Unfortunately the negatives, which may have been less, were admittedly dominant. Chief among them have been the fitness issues; Pakistani bowlers especially have fallen like flies. First Sohail Khan had to back out of the tour and now Ehsan Adil and Rahat Ali have pulled up midway through the tour. Is it a poor training technique or is it overabundance of hours spent while training. Remember, it was leaked during the World Cup that some players had complained of the length and intensity of the training sessions.
Even if justified did they take into account that this sudden surge was not on considering only two players, Misbah and Younus Khan, had passed the standards back in December?
Another negative from the ODI segment has been the performance (or rather lack of it) of Hafeez and Fawad Alam. Both were a risk to be played considering they already had Haris Sohail and Saad Nasim who play cautiously more than aggressively.
Considering Fawad at least deserved a recall, Saad Nasim should have made way in at least the first ODI; he couldn’t be dropped after his fine 77 in the second, so in the third Fawad should have been made to sit out.
Waqar has to walk the talk. If he feels that the Pakistani batsmen are playing too carefully then he has to send in more the sort of Sarfraz Ahmed in place of one of them.
It was therefore stupid of him to drop Sarfraz to make way for Sami Aslam.
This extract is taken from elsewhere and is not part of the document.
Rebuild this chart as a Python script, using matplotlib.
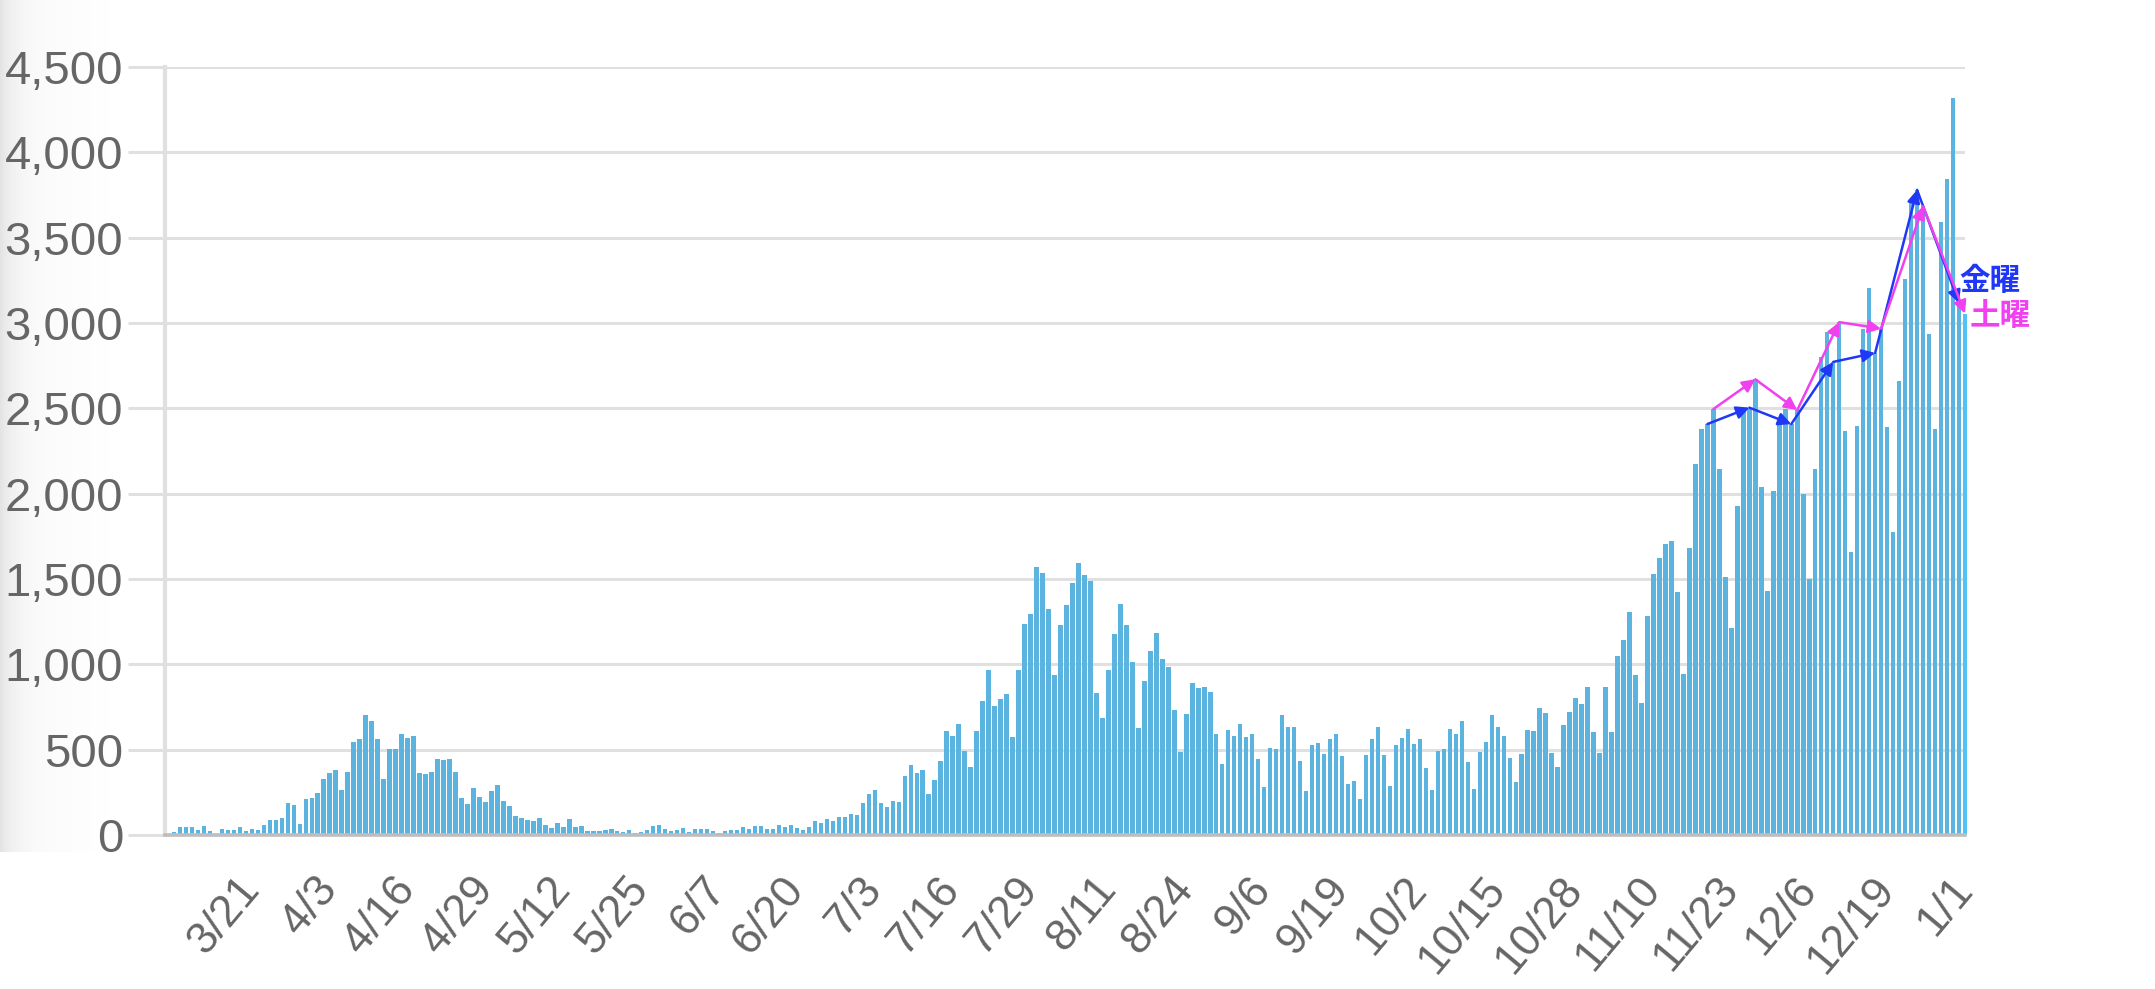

If he felt he wasn’t doing enough as opener (though two games are not enough to judge) then Sarfraz should have played in place of Fawad, who had seemed less confident.
Once again Waqar seems to have pounced on the opportunity to prove a point that he will never tire of proving: that Sarfraz is not an opener.
I had written before the start of the tour that this time Waqar is in the front line because he’s got his wishes of dropping Ahmed Shahzad and Umar Akmal and had Azhar Ali appointed as captain. He’s got a lot of answering to do.